Greenwood Village Police said the 19-hour standoff ended with no injured officers or citizens, but the home looks like a bomb went off.
There is a large hole in the front of the house, broken windows and glass are littered everywhere and shrapnel is stuck in the walls.
Leo Lech said, “It looks like Osama Bin Laden’s compound.”
Lech is no terrorist but an unlucky homeowner whose property was caught in the cross fire when the suspect broke into the home.
A 9-year-old child who was in the home at the time was able to escape.
Greenwood Village Police say that the suspect had four active warrants out for narcotics and had a large amount of narcotics with him. The suspect tried to steal a car at the home and fired at police from the garage, Greenwood Village Police say.
Negotiations with the suspect failed after police met two of the suspect's three demands, but the suspect severed communications with police.
Police used explosives and a ramming device to gain entry into the home after negotiations failed.
“This is a complete atrocity," said Lech. "This is a paramilitary force used in a civilian environment … for one gunman? To use this kind of power?”
Lech said the Greenwood Village Police Department claimed it was not responsible and the city would not return his calls.
So the FOX31 Problem Solvers went to work making phone calls and asking a lot of questions. The city manager’s assistant, Matt Corhs, said they have tried to contact Lech.

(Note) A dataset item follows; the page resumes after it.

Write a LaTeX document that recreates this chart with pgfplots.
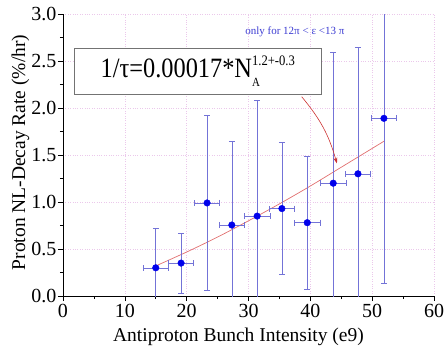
\documentclass[border=0pt]{standalone}
\usepackage{pgfplots}
\pgfplotsset{compat=1.18}
\usepackage{fontspec}
\setmainfont{Liberation Serif}
\usetikzlibrary{arrows.meta}
\definecolor{gridpink}{RGB}{235,200,235}
\definecolor{errblue}{RGB}{115,115,215}
\definecolor{ptblue}{RGB}{0,0,235}
\definecolor{fitred}{RGB}{225,110,110}
\definecolor{arrred}{RGB}{205,50,50}
\definecolor{txtblue}{RGB}{60,60,210}
\pgfplotstableread{
x y ex ey
15.0 0.30 2.05 0.42
19.1 0.35 2.05 0.32
23.3 0.99 2.05 0.93
27.3 0.755 2.05 0.89
31.4 0.85 2.05 1.23
35.4 0.93 2.05 0.70
39.5 0.78 2.05 0.71
43.7 1.20 2.05 1.39
47.7 1.30 2.05 1.35
51.9 1.89 2.05 1.76
}\datatable
\pgfplotstableread{
x y
15 0.32
20 0.468
25 0.627
30 0.80
35 0.98
40 1.17
45 1.37
50 1.57
52 1.65
}\fittable
\begin{document}
\begin{tikzpicture}
\begin{axis}[
  scale only axis, width=371pt, height=282pt,
  xmin=0, xmax=60, ymin=0, ymax=3.0,
  axis lines=left, axis line style={-, line width=0.8pt},
  xtick={0,10,...,60}, ytick={0,0.5,...,3.0},
  minor x tick num=1, minor y tick num=1,
  tick align=outside,
  major tick length=5pt, minor tick length=3pt,
  tick style={black, line width=0.6pt},
  grid=major, major grid style={gridpink, dotted, line width=0.6pt},
  /pgf/number format/assume math mode=true,
  /pgf/number format/.cd, fixed, fixed zerofill, precision=1, /pgfplots/.cd,
  xticklabel style={/pgf/number format/precision=0, /pgf/number format/fixed zerofill=false},
  ticklabel style={font=\fontsize{20}{20}\selectfont},
  yticklabel style={xshift=2pt},
  xlabel={Antiproton Bunch Intensity (e9)},
  ylabel={Proton NL-Decay Rate (\%/hr)},
  label style={font=\fontsize{19.5}{19.5}\selectfont},
  xlabel style={at={(axis description cs:0.473,-0.162)}, anchor=base},
  ylabel style={at={(axis description cs:-0.1024,0.509)}, anchor=base},
  clip=true,
]
\addplot[fitred, line width=0.7pt, smooth] table[x=x,y=y] {\fittable};
\addplot[only marks, mark=*, mark size=3.3pt, mark options={ptblue, fill=ptblue},
  error bars/.cd, x dir=both, x explicit, y dir=both, y explicit,
  error bar style={errblue, line width=0.6pt},
  error mark options={rotate=90, mark size=3pt, errblue, line width=0.6pt}]
  table[x=x, y=y, x error=ex, y error=ey] {\datatable};
\node[draw=black!55, line width=1pt, fill=white, minimum width=247pt, minimum height=46pt, inner sep=0pt]
  at (axis cs:21.8,2.39) {\scalebox{0.87}[1]{\fontsize{28}{28}\selectfont 1/τ=0.00017*N\raisebox{-9pt}{\makebox[0pt][l]{\fontsize{12.5}{12.5}\selectfont A}}\raisebox{12.6pt}{\fontsize{14.5}{14.5}\selectfont 1.2+-0.3}}};
\node[text=txtblue, font=\fontsize{11}{11}\selectfont] at (axis cs:37.5,2.81) {only for 12π < ε <13 π};
\draw[arrred, line width=0.6pt, -{Stealth[length=6pt,width=4pt]}] (axis cs:38.6,2.12) to[bend left=12] (axis cs:44.3,1.41);
\end{axis}
\pgfresetboundingbox
\useasboundingbox (-63pt,-55pt) rectangle (381pt,296pt);
\end{tikzpicture}
\end{document}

“I know there have been attempts to contact him," said Corhs. "We have contacted our insurance company to see if they will positively resolve this matter.”

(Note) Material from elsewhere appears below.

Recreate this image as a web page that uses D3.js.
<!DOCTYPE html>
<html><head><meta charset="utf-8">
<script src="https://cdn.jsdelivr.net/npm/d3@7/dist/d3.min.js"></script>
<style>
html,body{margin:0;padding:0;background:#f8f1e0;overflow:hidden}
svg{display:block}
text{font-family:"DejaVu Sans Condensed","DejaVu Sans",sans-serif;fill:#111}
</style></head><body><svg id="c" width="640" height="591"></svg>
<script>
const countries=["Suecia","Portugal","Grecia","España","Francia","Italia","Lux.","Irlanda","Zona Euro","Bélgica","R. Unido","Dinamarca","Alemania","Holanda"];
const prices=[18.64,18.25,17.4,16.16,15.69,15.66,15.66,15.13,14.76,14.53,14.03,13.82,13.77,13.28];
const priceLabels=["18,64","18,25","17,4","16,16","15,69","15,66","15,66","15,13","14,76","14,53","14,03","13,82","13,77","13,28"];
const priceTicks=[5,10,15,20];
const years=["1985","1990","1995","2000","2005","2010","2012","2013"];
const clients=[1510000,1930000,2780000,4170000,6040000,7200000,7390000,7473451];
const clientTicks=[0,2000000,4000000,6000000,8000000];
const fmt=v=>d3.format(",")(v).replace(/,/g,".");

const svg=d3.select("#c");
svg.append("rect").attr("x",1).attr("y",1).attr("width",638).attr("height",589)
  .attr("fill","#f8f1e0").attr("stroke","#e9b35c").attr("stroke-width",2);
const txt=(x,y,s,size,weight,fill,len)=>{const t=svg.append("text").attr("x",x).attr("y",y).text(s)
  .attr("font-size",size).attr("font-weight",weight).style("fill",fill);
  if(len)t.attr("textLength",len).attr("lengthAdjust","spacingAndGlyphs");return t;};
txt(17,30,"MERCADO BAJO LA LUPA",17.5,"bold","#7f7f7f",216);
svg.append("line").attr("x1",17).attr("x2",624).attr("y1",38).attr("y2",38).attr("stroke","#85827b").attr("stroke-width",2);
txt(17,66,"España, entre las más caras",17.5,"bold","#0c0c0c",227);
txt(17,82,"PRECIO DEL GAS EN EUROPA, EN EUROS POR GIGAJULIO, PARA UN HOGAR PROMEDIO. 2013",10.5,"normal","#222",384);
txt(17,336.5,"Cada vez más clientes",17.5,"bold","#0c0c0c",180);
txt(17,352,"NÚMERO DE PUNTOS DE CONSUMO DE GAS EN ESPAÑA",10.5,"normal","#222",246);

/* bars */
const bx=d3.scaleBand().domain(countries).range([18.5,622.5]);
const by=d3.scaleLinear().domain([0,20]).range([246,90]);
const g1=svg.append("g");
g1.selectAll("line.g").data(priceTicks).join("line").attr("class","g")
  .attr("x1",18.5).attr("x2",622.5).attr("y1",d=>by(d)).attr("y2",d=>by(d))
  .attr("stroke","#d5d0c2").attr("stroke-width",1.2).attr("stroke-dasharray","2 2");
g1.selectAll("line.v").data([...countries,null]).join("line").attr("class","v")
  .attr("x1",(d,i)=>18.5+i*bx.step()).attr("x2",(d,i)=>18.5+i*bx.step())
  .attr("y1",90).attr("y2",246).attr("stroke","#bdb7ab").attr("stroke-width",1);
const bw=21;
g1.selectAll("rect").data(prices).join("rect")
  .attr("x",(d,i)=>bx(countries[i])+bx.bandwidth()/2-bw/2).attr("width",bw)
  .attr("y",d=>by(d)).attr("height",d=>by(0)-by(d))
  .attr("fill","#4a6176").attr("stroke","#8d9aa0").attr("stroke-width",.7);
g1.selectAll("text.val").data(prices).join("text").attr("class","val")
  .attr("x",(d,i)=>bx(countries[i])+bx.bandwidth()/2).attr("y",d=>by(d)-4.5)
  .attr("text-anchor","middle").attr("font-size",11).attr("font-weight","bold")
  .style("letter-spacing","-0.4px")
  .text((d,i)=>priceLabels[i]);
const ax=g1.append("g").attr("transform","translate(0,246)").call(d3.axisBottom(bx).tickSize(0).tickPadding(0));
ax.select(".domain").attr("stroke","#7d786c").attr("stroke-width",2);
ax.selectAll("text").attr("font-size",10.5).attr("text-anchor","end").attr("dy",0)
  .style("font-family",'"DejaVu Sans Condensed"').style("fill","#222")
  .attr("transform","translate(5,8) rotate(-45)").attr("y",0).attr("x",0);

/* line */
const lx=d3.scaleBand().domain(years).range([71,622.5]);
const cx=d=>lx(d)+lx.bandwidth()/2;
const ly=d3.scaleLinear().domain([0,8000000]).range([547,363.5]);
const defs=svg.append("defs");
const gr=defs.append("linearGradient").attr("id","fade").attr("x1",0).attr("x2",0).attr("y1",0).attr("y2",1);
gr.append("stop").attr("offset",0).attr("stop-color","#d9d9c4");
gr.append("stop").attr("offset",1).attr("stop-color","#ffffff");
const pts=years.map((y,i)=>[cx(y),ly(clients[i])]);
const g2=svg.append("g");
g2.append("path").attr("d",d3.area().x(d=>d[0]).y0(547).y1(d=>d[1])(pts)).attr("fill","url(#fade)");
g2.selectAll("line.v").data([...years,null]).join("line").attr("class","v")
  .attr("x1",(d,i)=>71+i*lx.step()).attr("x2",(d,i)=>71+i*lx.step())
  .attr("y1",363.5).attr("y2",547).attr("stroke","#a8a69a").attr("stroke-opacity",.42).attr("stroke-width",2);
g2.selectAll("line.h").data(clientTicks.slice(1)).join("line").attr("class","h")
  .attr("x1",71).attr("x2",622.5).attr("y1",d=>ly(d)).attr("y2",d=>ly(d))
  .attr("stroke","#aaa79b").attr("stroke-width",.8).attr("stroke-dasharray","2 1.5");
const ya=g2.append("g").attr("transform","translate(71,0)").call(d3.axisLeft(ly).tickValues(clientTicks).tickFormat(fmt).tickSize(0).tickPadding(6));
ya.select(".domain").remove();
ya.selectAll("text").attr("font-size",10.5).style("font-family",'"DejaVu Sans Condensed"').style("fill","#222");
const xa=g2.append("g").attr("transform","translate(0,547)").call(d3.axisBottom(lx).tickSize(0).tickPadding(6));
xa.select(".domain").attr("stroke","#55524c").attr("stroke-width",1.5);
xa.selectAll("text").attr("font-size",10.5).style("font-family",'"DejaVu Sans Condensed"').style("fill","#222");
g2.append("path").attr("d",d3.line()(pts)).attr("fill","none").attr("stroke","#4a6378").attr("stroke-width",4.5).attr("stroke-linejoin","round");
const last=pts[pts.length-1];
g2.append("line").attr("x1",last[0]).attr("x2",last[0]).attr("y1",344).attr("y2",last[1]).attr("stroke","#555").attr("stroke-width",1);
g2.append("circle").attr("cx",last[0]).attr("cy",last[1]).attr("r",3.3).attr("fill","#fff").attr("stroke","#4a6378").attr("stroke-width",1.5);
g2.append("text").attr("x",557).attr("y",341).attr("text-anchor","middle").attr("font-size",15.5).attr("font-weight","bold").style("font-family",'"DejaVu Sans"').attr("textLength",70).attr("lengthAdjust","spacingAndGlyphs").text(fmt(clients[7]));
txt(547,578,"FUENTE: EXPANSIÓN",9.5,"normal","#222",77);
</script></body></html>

Greenwood Village Police say they tried their best to avoid damaging the home, but they had to use tear gas and robots to get the suspect out. The suspect "fought them all the way out the door," they say and property was damaged in the process.
The priority was keeping the community safe, police say. Greenwood Police paid for hotels for several neighbors that had to evacuate the area.
Lech’s son was renting the home with his wife and their son who are now staying elsewhere.
"They are completely distraught," Lech said. "They lost everything too…things in there that can never be replaced."
Lech said he hopes the city does the right thing. “Somebody ethically should ma’am. Somebody ethically, if we are just talking ethics, should pay for their belongings.”
Lech’s homeowner’s insurance will cover the damage done to the home, but everything inside is a complete loss.
Police said the 33-year-old suspect, Robert Seacat was wanted in a shoplifting incident at a Wal-Mart store on East Hampden Avenue in Aurora. The incident began about 2 p.m. Wednesday and ended Thursday about 9 a.m.